How to Dismantle an Atomic Bomb

The stores in PJ say U2’s latest album How To Dismantle an Atomic Bomb would only be available Wednesday. I don’t know what is it about Bono, The Edge, and co that’s gotten a hold on me. Maybe ever since Joshua Tree which was really the first U2 album I heard. Of course, reading about the band’s purported Christian roots back in IVP’s now defunct campus magazine HIS didn’t hurt their image as the world’s greatest rock ‘n roll band, although that title was a little slow in sticking - then.

The November issue of UNCUT had Bono on the cover titled, Dancing With The Devil and a track-by-track preview of U2’s long awaited album. Written by Steven Dalton whose previously bad reviews of U2’s Zoo TV tour in 1993 earned him Bono’s ire, the writer has evidently repented judging by his obvious veneration. But what caught my eye was Dalton’s opening paragraphs which referenced how far U2 has come through the years:
“When it began, they were painfully sincere Christian rockers saving mankind from sinful temptation. Now they are wealth-flaunting, model-shagging, leather-clad space lizards drunk on their own narcissism and hypocrisy.

Bono tries to change the channel but it makes no difference. On every station across a million TV screens, he finds only his own demonically grinning face. Satan’s very own spin doctor, cackling insanely as the flames rise up to consume him…”
"Painfully sincere Christian rockers?" Hmm.

1993 was also the year Bono introduced his audience and listeners to MacPhisto, his horned onstage alter ego. But Bono is not just your regular rock poseur. The thinking man’s rocker, the band with a conscience - respect Bono and U2 have earned after they leveraged their fame in newfound celebrity activism. Bono’s DATA (Debt, Aids, Trade, for Africa) has made headlines and put him on the cover of TIME (“Can Bono Save The World?”). Not to mention Christianity Today.
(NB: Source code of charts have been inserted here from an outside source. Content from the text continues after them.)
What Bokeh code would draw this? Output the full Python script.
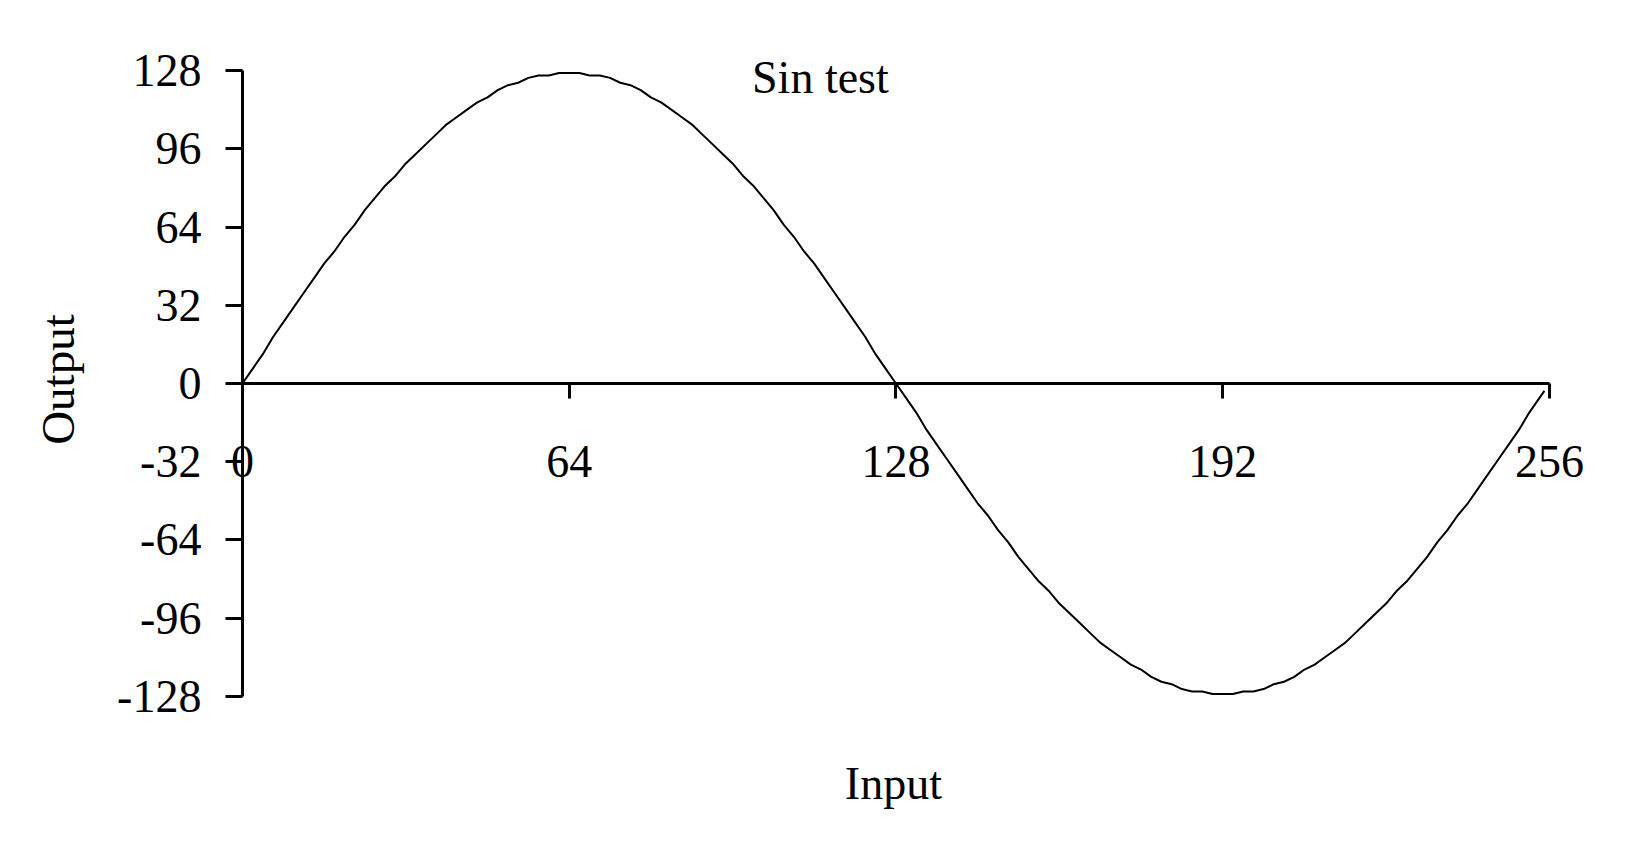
import math
from bokeh.plotting import figure
from bokeh.models import LinearAxis, FixedTicker, Range1d, Label, ColumnDataSource
from bokeh.embed import file_html
from bokeh.resources import INLINE

# ---- data ----
inputs = list(range(0, 256, 2)) + [255]
outputs = [0, 6, 12, 19, 25, 31, 37, 43, 49, 54, 60, 65, 71, 76, 81, 85, 90, 94, 98, 102,
           106, 109, 112, 115, 117, 120, 122, 123, 125, 126, 126, 127, 127,
           127, 126, 126, 125, 123, 122, 120, 117, 115, 112, 109, 106, 102, 98, 94, 90,
           85, 81, 76, 71, 65, 60, 54, 49, 43, 37, 31, 25, 19, 12, 6, 0,
           -6, -12, -19, -25, -31, -37, -43, -49, -54, -60, -65, -71, -76, -81, -85, -90,
           -94, -98, -102, -106, -109, -112, -115, -117, -120, -122, -123, -125, -126, -126, -127, -127,
           -127, -126, -126, -125, -123, -122, -120, -117, -115, -112, -109, -106, -102, -98, -94, -90,
           -85, -81, -76, -71, -65, -60, -54, -49, -43, -37, -31, -25, -19, -12, -6,
           -3]
x_ticks = [0, 64, 128, 192, 256]
y_ticks = [-128, -96, -64, -32, 0, 32, 64, 96, 128]
title_text = "Sin test"
x_label = "Input"
y_label = "Output"

FONT = "Liberation Serif"
FS = "46px"

p = figure(width=1625, height=831, output_backend="svg", toolbar_location=None,
           x_range=Range1d(-46.4, 269.9), y_range=Range1d(-181.2, 154.6),
           x_axis_type=None, y_axis_type=None,
           min_border_left=5, min_border_right=5, min_border_top=5, min_border_bottom=5)
p.outline_line_color = None
p.background_fill_color = "white"
p.border_fill_color = "white"
p.xgrid.visible = False
p.ygrid.visible = False

src = ColumnDataSource(data=dict(x=inputs, y=outputs))
p.line("x", "y", source=src, line_color="black", line_width=2)

# y axis at x = 0
yax = LinearAxis(ticker=FixedTicker(ticks=y_ticks), fixed_location=0, bounds=(-128, 128))
yax.major_label_overrides = {t: str(t) for t in y_ticks}
yax.axis_line_width = 3
yax.axis_line_color = "black"
yax.major_tick_line_width = 3
yax.major_tick_line_color = "black"
yax.major_tick_out = 17
yax.major_tick_in = 0
yax.minor_tick_line_color = None
yax.major_label_standoff = 24
yax.major_label_text_font = FONT
yax.major_label_text_font_size = FS
yax.major_label_text_color = "black"
p.add_layout(yax, "left")

# x axis crossing at y = 0
xax = LinearAxis(ticker=FixedTicker(ticks=x_ticks), fixed_location=0, bounds=(0, 256))
xax.major_label_overrides = {t: str(t) for t in x_ticks}
xax.axis_line_width = 3
xax.axis_line_color = "black"
xax.major_tick_line_width = 3
xax.major_tick_line_color = "black"
xax.major_tick_out = 15
xax.major_tick_in = 0
xax.minor_tick_line_color = None
xax.major_label_standoff = 48
xax.major_label_text_font = FONT
xax.major_label_text_font_size = FS
xax.major_label_text_color = "black"
p.add_layout(xax, "below")

title = Label(x=113.2, y=125.3, text=title_text, text_align="center",
              text_baseline="alphabetic", text_font=FONT, text_font_size=FS,
              text_color="black")
p.add_layout(title)

xl = Label(x=127.5, y=-163.8, text=x_label, text_align="center",
           text_baseline="alphabetic", text_font=FONT, text_font_size=FS,
           text_color="black")
p.add_layout(xl)

yl = Label(x=-36.2, y=1.6, text=y_label, angle=math.pi / 2, text_align="center",
           text_baseline="alphabetic", text_font=FONT, text_font_size="47px",
           text_color="black")
p.add_layout(yl)

open("out.html", "w").write(file_html(p, INLINE))
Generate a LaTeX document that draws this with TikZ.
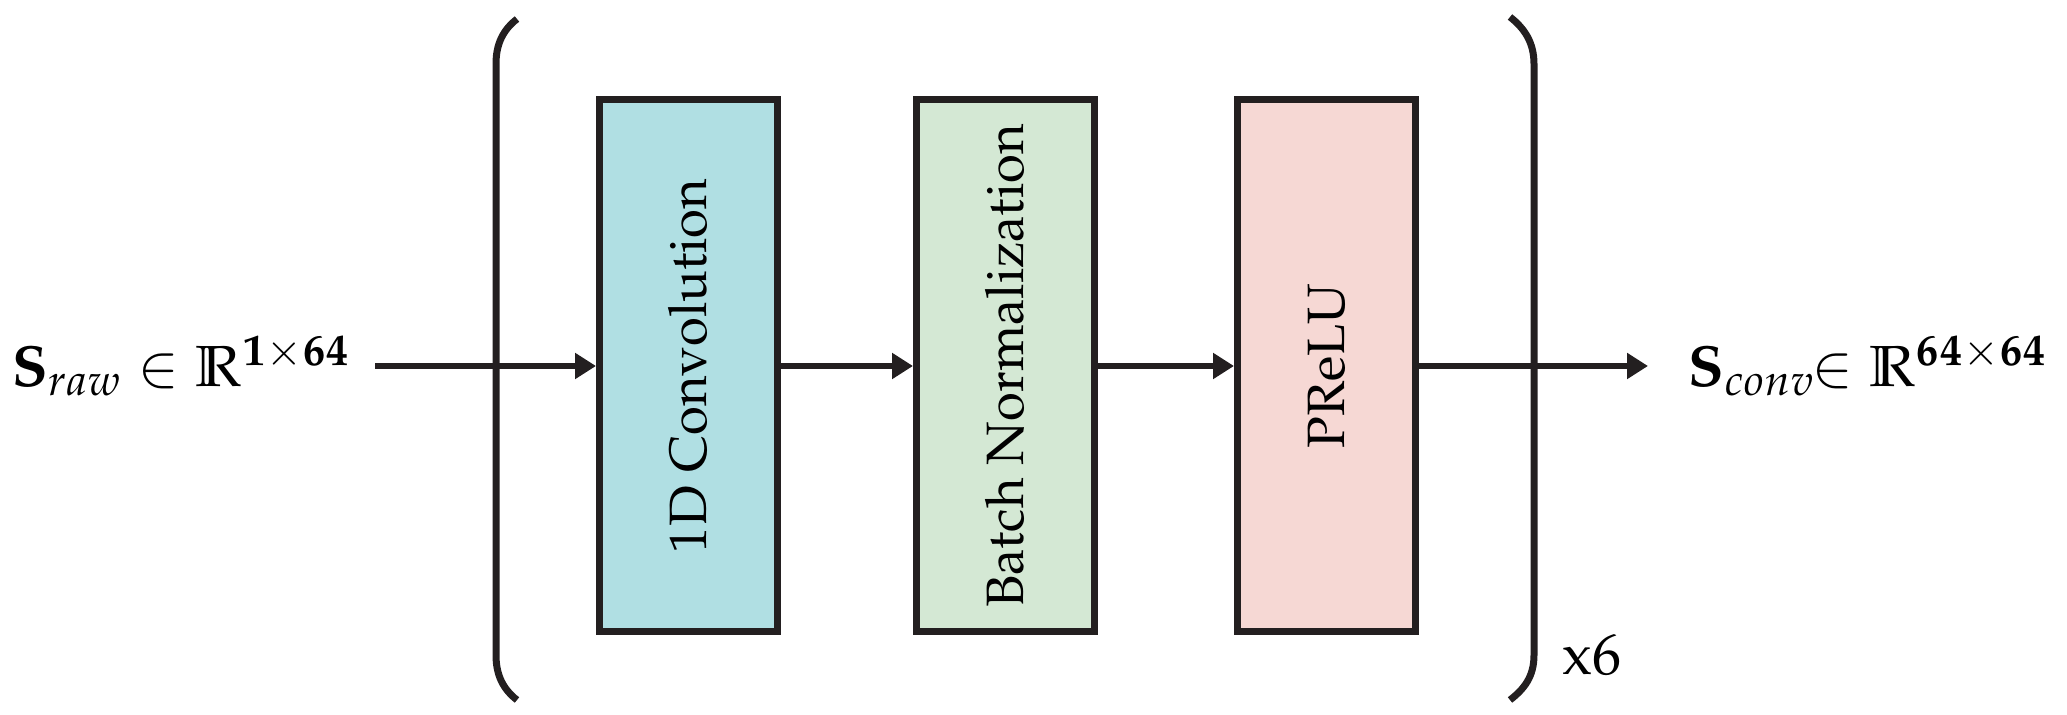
\documentclass[tikz,border=0pt]{standalone}
\usepackage[T1]{fontenc}
\usepackage{mathpazo}
\usetikzlibrary{arrows.meta}
\definecolor{edge}{HTML}{231F20}
\definecolor{cconv}{HTML}{B0DFE3}
\definecolor{cbn}{HTML}{D4E8D4}
\definecolor{cact}{HTML}{F6D8D4}
\begin{document}
\begin{tikzpicture}[x=0.5pt,y=-0.5pt,
  font=\fontsize{29}{34}\selectfont,
  stage/.style={draw=edge, line width=3.5pt, minimum width=89pt, minimum height=266pt, inner sep=0pt, text=black, font=\fontsize{26.3}{31}\selectfont},
  arr/.style={draw=edge, line width=3.4pt, -{Triangle[length=10.5pt,width=12.5pt]}},
  brace/.style={draw=edge, line width=3.5pt},
  lbl/.style={inner sep=0pt, text=black}]
\useasboundingbox (0,0) rectangle (2067,715);

\node[stage, fill=cconv] (conv) at (688.5,366) {\rotatebox{90}{1D Convolution}};
\node[stage, fill=cbn] (bn) at (1005.5,366) {\rotatebox{90}{Batch Normalization}};
\node[stage, fill=cact] (act) at (1326.5,366) {\rotatebox{90}{PReLU}};

\node[lbl, anchor=east, outer xsep=12.5pt] (inp) at (375,366)
  {$\mathbf{S}_{raw}\in\mathbb{R}^{\mathbf{1}\times\mathbf{64}}$};
\node[lbl, anchor=west, outer xsep=20pt] (out) at (1648,366)
  {$\mathbf{S}_{conv}\!\!\in\mathbb{R}^{\mathbf{64}\times\mathbf{64}}$};
\node[lbl, anchor=base west] (rep) at (1562,675) {x6};

\draw[brace] (517,19) .. controls (503,30) and (496,44) .. (496,64) -- (496,655) .. controls (496,675) and (503,689) .. (517,700);
\draw[brace] (1510,17) .. controls (1524,28) and (1534,42) .. (1534,64) -- (1534,655) .. controls (1534,677) and (1524,689) .. (1510,700);

\draw[arr] (inp.east) -- (conv.west);
\draw[arr] (conv.east) -- (bn.west);
\draw[arr] (bn.east) -- (act.west);
\draw[arr] (act.east) -- (out.west);
\end{tikzpicture}
\end{document}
Like some kind of Faustian exchange, U2’s transformation was just a tad too hard to swallow to those who thought they had the band all figured out. Are they Christian? Hey, what’s with the excess? Have they sold out? Does it matter? There’s Bono, whom we were told, who lugs a dog-eared copy of Eugene Peterson’s The Message everywhere he goes. Is this what fame does to you?

In a Rolling Stone interview in the early 90s regarding his stage persona Bono said, "People thought we were just mocking rock ‘n roll stardom and all that, but I was just owning up to it. I was owning up to the side of yourself that is a megalomaniac."

Then you read Anthony DeCurtis’ interview with Bono and the singer declares, "The most powerful idea that's entered the world in the last few thousand years—the idea of grace—is the reason I would like to be a Christian." (More on the interview here).

There’s a kind of face-off with the claims that Jesus makes and the way Christianity is expressed. It’s a tension we all live with. For some, the dichotomy is reason enough to throw in the towel and walk away in disgust. There's a lot of things wrong with the church, with the way christians live, etc. Sure, there's a lot of hypocrisy, yet I don't know if that says more about human nature than the veracity of the Christian faith. The thing is, whatever its incarnation, truth is never easy to handle, because it invariably makes demands. If God exists, the greatest challenge is dealing with His claim on us. On me.

It's not my business to ask if Bono’s a Christian. I think what draws me to Bono and U2 are the questions they raise. Of course, and the music they make. Great music, like art is born out of deep tension, a yearning for something more that defies our materialist perception of reality, a need that requires expression, nay, satisfaction. Hence the rage - for truth, justice, love, beauty. Perhaps it's like what C.S. Lewis wrote:"If I find in myself a desire which no experience in this world can satisfy, the most probable explanation is that I was made for another world."